The Solution: Riverside had to adjust. They reduced the cash match from another project slightly and identified a smaller, allowable piece of donated city-owned land to value for the remaining $80,000. They documented the land appraisal and the specific staff time eligibility rules in an appendix to the interchange agreement. This level of detail made their subsequent audits smooth.

The lesson? The agreement is where you force clarity. Vagueness is your enemy.

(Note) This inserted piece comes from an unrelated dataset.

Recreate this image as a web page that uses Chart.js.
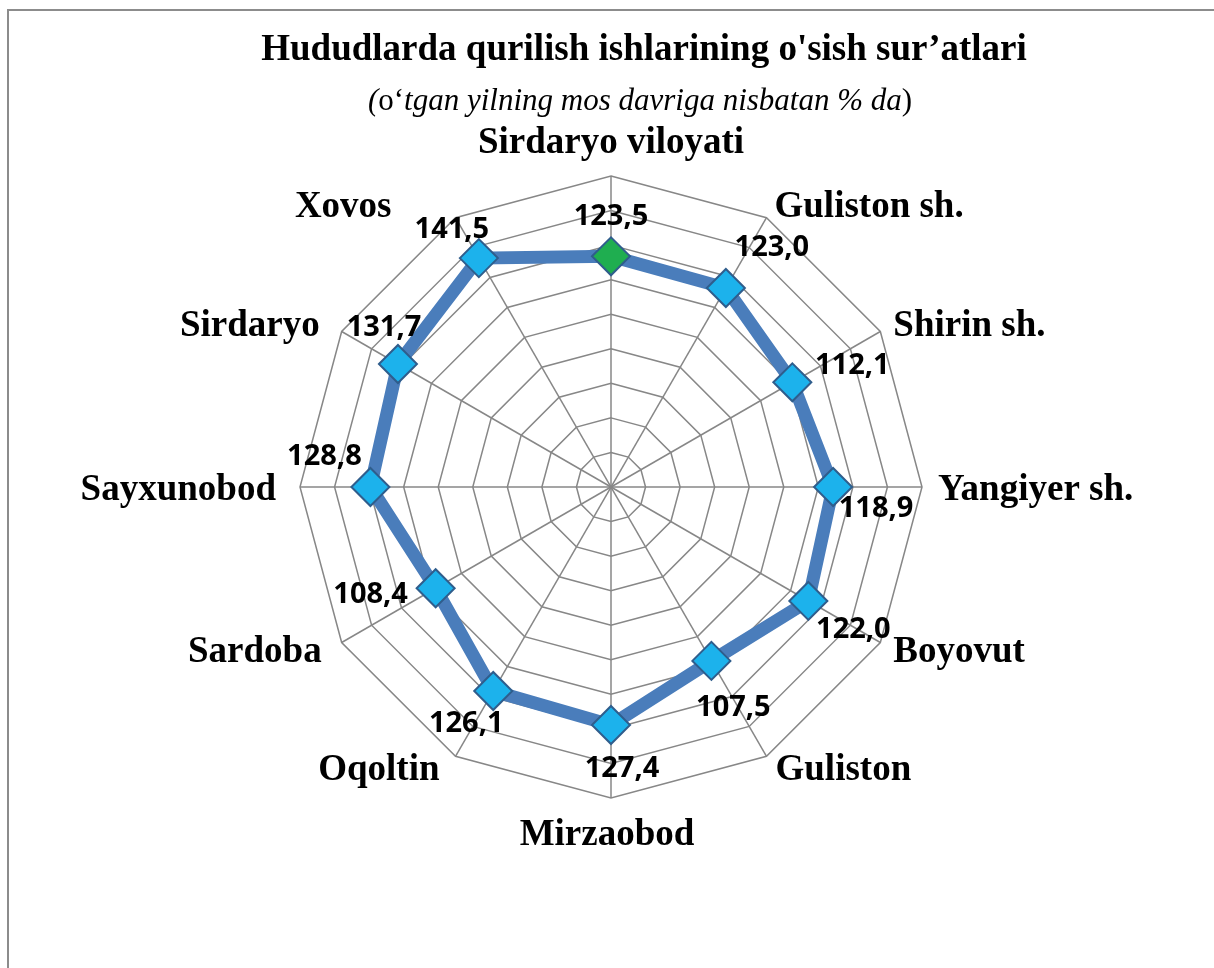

Your Top Questions Answered

Can we use funds from another federal grant as our matching contribution for a new interchange agreement?
Rarely, and it's a minefield. This is called "double-dipping" or using federal funds to match federal funds. Most federal statutes and agency policies expressly prohibit it unless specifically authorized by law. The default assumption should be "no." You must scour the authorizing legislation for both the existing grant and the new one. Even if allowed, the accounting and segregation requirements become incredibly complex. It's almost always cleaner to find a non-federal source.
What happens if our project costs less than budgeted in the interchange agreement?
This is a good problem, but it still needs management. The federal share is based on actual eligible costs. If total costs are lower, the federal amount you can draw down is proportionally lower. You don't get to keep the unused federal obligation. You must formally close out the grant, reporting the final costs. The key is that your matching requirement is also based on the final actual cost. So if the project cost 10% less, your required match also drops by 10%. Notify your program officer early if you see significant savings coming.
How specific does the interchange agreement get about eligible expenses?
It should be very specific, and if it's not, you need to make it so. A weak agreement just says "for allowable costs under 2 CFR 200." That's a massive regulation. Push to attach a detailed budget as an exhibit. List categories: personnel, equipment, travel, subcontractors. For personnel, specify the positions (e.g., Project Manager, Inspector) and the estimated time/amount. This exhibit becomes your safe harbor. If an expense is in the exhibited budget, it's much harder for an auditor to later disallow it, provided it's otherwise reasonable.
We missed a reporting deadline in the agreement by a week. Are we in immediate breach?
Technically, yes. Practically, communication is everything. A single, minor late report is often treated as a compliance hiccup. The worst thing you can do is go silent. Immediately contact your program officer, submit the late report, and provide a brief, honest explanation (e.g., staff illness, system issue). Document the call/email. A pattern of late reporting, however, signals poor management and can trigger more severe oversight, withholding of payments, or even termination. The agreement's terms are enforceable, but most agencies prefer to work with you to keep the project on track.

The world of federal interchange agreements is complex, but it's navigable with precision and proactive management. The document isn't the finish line of winning a grant; it's the starting line of successfully executing one. Treat it with the operational respect it demands, and those federal funds can become the catalyst your community project needs.

This guidance is based on analysis of standard federal grant administration policies, including those referenced by the Council on Financial Assistance Reform and common audit findings.